- **TASK TO CARRY OUT**: Every line holding the word "that" counts once. Give the total, nothing more.

- **INPUT DATA**:
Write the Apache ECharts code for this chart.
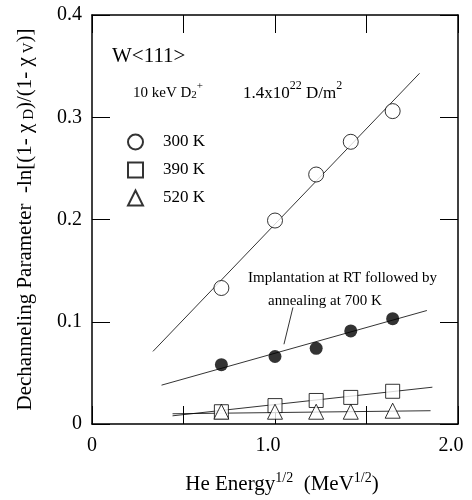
<!DOCTYPE html>
<html><head><meta charset="utf-8">
<script src="https://cdn.jsdelivr.net/npm/echarts@6/dist/echarts.min.js"></script>
<style>html,body{margin:0;padding:0;background:#fff}#c{width:472px;height:500px}</style>
</head><body><div id="c"></div>
<script>
// data
const energySqrt = [0.707, 1.0, 1.225, 1.414, 1.643];
const k300 = [0.133, 0.199, 0.244, 0.276, 0.306];
const annealed = [0.058, 0.066, 0.074, 0.091, 0.103];
const k390 = [0.012, 0.018, 0.023, 0.026, 0.032];
const k520 = [0.012, 0.012, 0.012, 0.012, 0.013];
// fitted lines (endpoints)
const fit300 = [[0.333, 0.071], [1.79, 0.343]];
const fitAnn = [[0.38, 0.038], [1.83, 0.111]];
const fit390 = [[0.44, 0.008], [1.86, 0.036]];
const fit520 = [[0.44, 0.010], [1.85, 0.013]];
const leader = [[1.098, 0.114], [1.049, 0.078]];
const xTicks = [0, 0.5, 1.0, 1.5, 2.0];
const yTicks = [0, 0.1, 0.2, 0.3, 0.4];

const F = 'Liberation Serif';
const pair = (xs, ys) => xs.map((x, i) => [x, ys[i]]);
const hollow = {color: '#fff', borderColor: '#000', borderWidth: 1};
const lineS = (d) => ({type: 'line', data: d, symbol: 'none', silent: true,
  lineStyle: {color: '#000', width: 0.8}, z: 1, xAxisIndex: 0, yAxisIndex: 0});

const axisCommon = {
  min: 0, interval: 0.5,
  axisLine: {show: true, onZero: false, lineStyle: {color: '#000', width: 1.5}},
  axisTick: {show: true, inside: true, length: 18, lineStyle: {color: '#000', width: 1}},
  splitLine: {show: false}
};
const chart = echarts.init(document.getElementById('c'));
chart.setOption({
  animation: false,
  backgroundColor: '#fff',
  grid: {left: 92, right: 14, top: 15, bottom: 73},
  xAxis: [
    Object.assign({}, axisCommon, {type: 'value', position: 'bottom', max: xTicks[xTicks.length - 1],
      axisLabel: {color: '#000', margin: 12,
        formatter: v => (v === 0 ? '{z|0}' : (Math.abs(v % 1) < 1e-9 ? '{n|' + v.toFixed(1) + '}' : '')),
        rich: {z: {fontFamily: F, fontSize: 20, color: '#000'},
               n: {fontFamily: F, fontSize: 20, color: '#000', padding: [0, 14, 0, 0]}}},
      name: '{p|He Energy}{s|1/2}{a|  (MeV}{s|1/2}{a|)}', nameLocation: 'middle', nameGap: 47,
      nameTextStyle: {rich: {
        p: {fontFamily: F, fontSize: 21, color: '#000', lineHeight: 24, verticalAlign: 'bottom', padding: [0, 0, 0, 14]},
        a: {fontFamily: F, fontSize: 21, color: '#000', lineHeight: 24, verticalAlign: 'bottom'},
        s: {fontFamily: F, fontSize: 14, color: '#000', lineHeight: 24, verticalAlign: 'top'}
      }}}),
    Object.assign({}, axisCommon, {type: 'value', position: 'top', max: 2, axisLabel: {show: false}})
  ],
  yAxis: [
    Object.assign({}, axisCommon, {type: 'value', position: 'left', interval: 0.1, max: yTicks[yTicks.length - 1],
      axisLabel: {fontFamily: F, fontSize: 20, color: '#000', margin: 10,
        formatter: v => (v === 0 ? '0' : v.toFixed(1))},
      name: '{a|Dechanneling Parameter  -ln[(1- χ}{b| D}{a|)/(1- χ}{b| V}{a|)]}', nameLocation: 'middle', nameGap: 55,
      nameRotate: 90,
      nameTextStyle: {rich: {
        a: {fontFamily: F, fontSize: 21, color: '#000', lineHeight: 24},
        b: {fontFamily: F, fontSize: 15, color: '#000', lineHeight: 24, verticalAlign: 'bottom'}
      }}}),
    Object.assign({}, axisCommon, {type: 'value', position: 'right', interval: 0.1, max: 0.4, axisLabel: {show: false}})
  ],
  legend: {
    orient: 'vertical', left: 122, top: 128, itemWidth: 15, itemHeight: 15, itemGap: 10,
    selectedMode: false,
    textStyle: {fontFamily: F, fontSize: 17, color: '#000', lineHeight: 18, padding: [0, 0, 0, 15]},
    data: [
      {name: '300 K', icon: 'circle'},
      {name: '390 K', icon: 'rect'},
      {name: '520 K', icon: 'triangle'}
    ]
  },
  graphic: [
    {type: 'text', left: 112, top: 46, style: {text: 'W<111>', font: '21px "Liberation Serif"', fill: '#000'}},
    {type: 'text', left: 133, top: 81, style: {
      text: '{a|10 keV D}{sb|2}{sp|+}',
      rich: {a: {fontFamily: F, fontSize: 15, fill: '#000', lineHeight: 20, verticalAlign: 'bottom'},
        sb: {fontFamily: F, fontSize: 11, fill: '#000', lineHeight: 20, verticalAlign: 'bottom'},
        sp: {fontFamily: F, fontSize: 11, fill: '#000', lineHeight: 20, verticalAlign: 'top'}}}},
    {type: 'text', left: 243, top: 80, style: {
      text: '{a|1.4x10}{sp|22}{a| D/m}{sp|2}',
      rich: {a: {fontFamily: F, fontSize: 17, fill: '#000', lineHeight: 22, verticalAlign: 'bottom'},
        sp: {fontFamily: F, fontSize: 12, fill: '#000', lineHeight: 22, verticalAlign: 'top'}}}},
    {type: 'text', left: 248, top: 271, style: {text: 'Implantation at RT followed by', font: '15px "Liberation Serif"', fill: '#000'}},
    {type: 'text', left: 268, top: 294, style: {text: 'annealing at 700 K', font: '15px "Liberation Serif"', fill: '#000'}}
  ],
  series: [
    lineS(fit300), lineS(fitAnn), lineS(fit390), lineS(fit520), lineS(leader),
    {name: '300 K', type: 'scatter', data: pair(energySqrt, k300), symbol: 'circle', symbolSize: 15, itemStyle: hollow, z: 3},
    {name: 'annealed', type: 'scatter', data: pair(energySqrt, annealed), symbol: 'circle', symbolSize: 13, itemStyle: {color: '#000'}, z: 3},
    {name: '390 K', type: 'scatter', data: pair(energySqrt, k390), symbol: 'rect', symbolSize: 14, itemStyle: hollow, z: 3},
    {name: '520 K', type: 'scatter', data: pair(energySqrt, k520), symbol: 'triangle', symbolSize: 15, itemStyle: hollow, z: 4}
  ]
});
</script></body></html>
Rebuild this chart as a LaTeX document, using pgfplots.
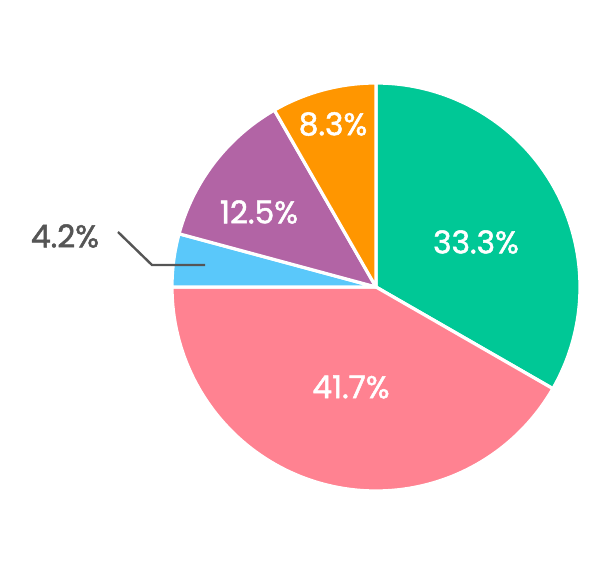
\documentclass[border=0pt]{standalone}
\usepackage{pgfplots}
\pgfplotsset{compat=1.18}
\usepackage{fontspec}
\setmainfont{Poppins}
\newfontfamily\lbl{Poppins}[FakeBold=1.6]
\definecolor{cgreen}{RGB}{0,200,150}
\definecolor{cpink}{RGB}{255,130,145}
\definecolor{cblue}{RGB}{90,200,250}
\definecolor{cpurple}{RGB}{178,100,165}
\definecolor{corange}{RGB}{255,150,0}
\definecolor{cgray}{RGB}{85,85,85}
% slice values (percent), clockwise from 12 o'clock
\def\vA{33.3}\def\vB{41.7}\def\vC{4.2}\def\vD{12.5}\def\vE{8.3}
\begin{document}
\begin{tikzpicture}
\pgfmathsetmacro{\sA}{90}
\pgfmathsetmacro{\eA}{\sA-3.6*\vA}
\pgfmathsetmacro{\eB}{\eA-3.6*\vB}
\pgfmathsetmacro{\eC}{\eB-3.6*\vC}
\pgfmathsetmacro{\eD}{\eC-3.6*\vD}
\pgfmathsetmacro{\eE}{\eD-3.6*\vE}
\begin{axis}[
  width=456pt, height=429pt, scale only axis,
  xmin=0, xmax=608, ymin=-572, ymax=0,
  hide axis, clip=false,
  every axis plot/.append style={draw=white, line width=2.4pt, line join=round, samples=90, variable=\t},
]
\path (rel axis cs:0,0) rectangle (rel axis cs:1,1);
\addplot[fill=cgreen, domain=\eA:\sA] ({376+204*cos(\t)},{-287+204*sin(\t)}) -- (axis cs:376,-287) -- cycle;
\addplot[fill=cpink, domain=\eB:\eA] ({376+204*cos(\t)},{-287+204*sin(\t)}) -- (axis cs:376,-287) -- cycle;
\addplot[fill=cblue, domain=\eC:\eB] ({376+204*cos(\t)},{-287+204*sin(\t)}) -- (axis cs:376,-287) -- cycle;
\addplot[fill=cpurple, domain=\eD:\eC] ({376+204*cos(\t)},{-287+204*sin(\t)}) -- (axis cs:376,-287) -- cycle;
\addplot[fill=corange, domain=\eE:\eD] ({376+204*cos(\t)},{-287+204*sin(\t)}) -- (axis cs:376,-287) -- cycle;
\addplot[draw=cgray, line width=1.8pt, fill=none, line join=miter] coordinates {(118,-232) (152,-265) (205,-265)};
\node[text=white, font=\lbl\fontsize{23.5}{26}\selectfont] at (axis cs:476,-242) {33.3\%};
\node[text=white, font=\lbl\fontsize{23.5}{26}\selectfont] at (axis cs:351,-387) {41.7\%};
\node[text=white, font=\lbl\fontsize{23.5}{26}\selectfont] at (axis cs:259,-212) {12.5\%};
\node[text=white, font=\lbl\fontsize{23.5}{26}\selectfont] at (axis cs:333,-124) {8.3\%};
\node[text=cgray, font=\lbl\fontsize{23.5}{26}\selectfont] at (axis cs:65,-236) {4.2\%};
\end{axis}
\end{tikzpicture}
\end{document}
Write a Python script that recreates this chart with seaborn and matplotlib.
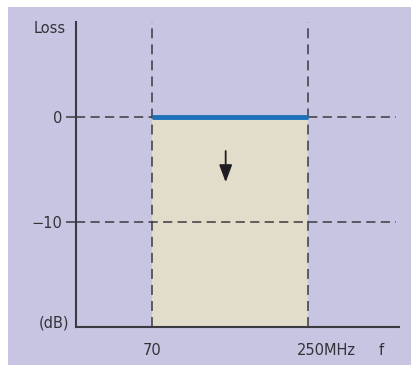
import pandas as pd
import matplotlib.pyplot as plt
import seaborn as sns
from matplotlib.patches import Rectangle

# Band limits (MHz) and loss levels (dB)
band_edges = [70, 250]
band_loss = [0, 0]
ref_levels = [0, -10]
ytick_labels = ["0", "\u221210"]
arrow_x = 155
arrow_from = -3.0
arrow_to = -6.5

bg = "#c8c5e2"
fill = "#e2dccb"
blue = "#1b72b9"
ink = "#3a3a40"
txt = "#333338"
fs = 10.5

sns.set_theme(style="ticks")
plt.rcParams["font.family"] = ["DejaVu Sans"]

fig = plt.figure(figsize=(4.11, 3.65), dpi=100, facecolor="white")
fig.patches.append(Rectangle((8 / 411, 0), 403 / 411, 358 / 365,
                             transform=fig.transFigure, facecolor=bg,
                             edgecolor="none", zorder=-10))
ax = fig.add_axes([76 / 411, 38 / 365, 323 / 411, 305 / 365])
ax.set_facecolor("none")

ax.set_xlim(-17.7, 355)
ax.set_ylim(-20, 9)

# passband fill
ax.fill_between(band_edges, [-20, -20], band_loss, color=fill, lw=0, zorder=1)

# dashed reference lines
for lv in ref_levels:
    ax.plot([-17.7, 352], [lv, lv], ls=(0, (6, 3.5)), color=ink, lw=1.1, zorder=2)
for fx in band_edges:
    ax.plot([fx, fx], [-20, 9], ls=(0, (6.5, 4)), color=ink, lw=1.1, zorder=2)

# loss line
df = pd.DataFrame({"f": band_edges, "loss": band_loss})
sns.lineplot(data=df, x="f", y="loss", color=blue, lw=3.5, ax=ax, zorder=3,
             solid_capstyle="butt")

ax.annotate("", xy=(arrow_x, arrow_to), xytext=(arrow_x, arrow_from),
            arrowprops=dict(arrowstyle="-|>,head_length=0.75,head_width=0.28",
                            color="#1e1e22", lw=1.3, mutation_scale=14),
            zorder=4)

for s in ["top", "right"]:
    ax.spines[s].set_visible(False)
for s in ["left", "bottom"]:
    ax.spines[s].set_color(ink)
    ax.spines[s].set_linewidth(1.5)

ax.set_yticks(ref_levels)
ax.set_yticklabels(ytick_labels, fontsize=fs, color=txt)
ax.tick_params(axis="y", length=7, width=1.1, color=ink, pad=3)
ax.set_xticks([])
ax.set_xlabel("")
ax.set_ylabel("")

ax.text(-0.031, 0.98, "Loss", transform=ax.transAxes, ha="right", va="center",
        fontsize=fs, color=txt)
ax.text(-0.02, 0.013, "(dB)", transform=ax.transAxes, ha="right", va="center",
        fontsize=fs, color=txt)
ax.text(70, -22.2, "70", ha="center", va="center", fontsize=fs, color=txt)
ax.text(237, -22.2, "250MHz", ha="left", va="center", fontsize=fs, color=txt)
ax.text(334, -22.2, "f", ha="center", va="center", fontsize=fs, color=txt)

fig.savefig("out.png", dpi=100, facecolor="white")
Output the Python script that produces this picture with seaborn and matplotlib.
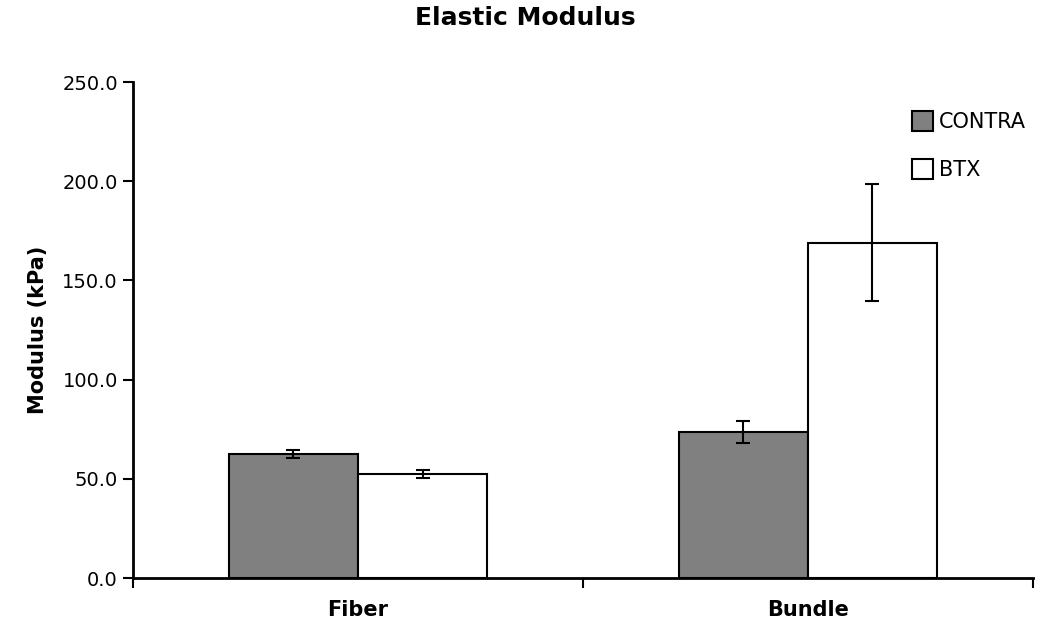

- **RIGHT ANSWER**: 2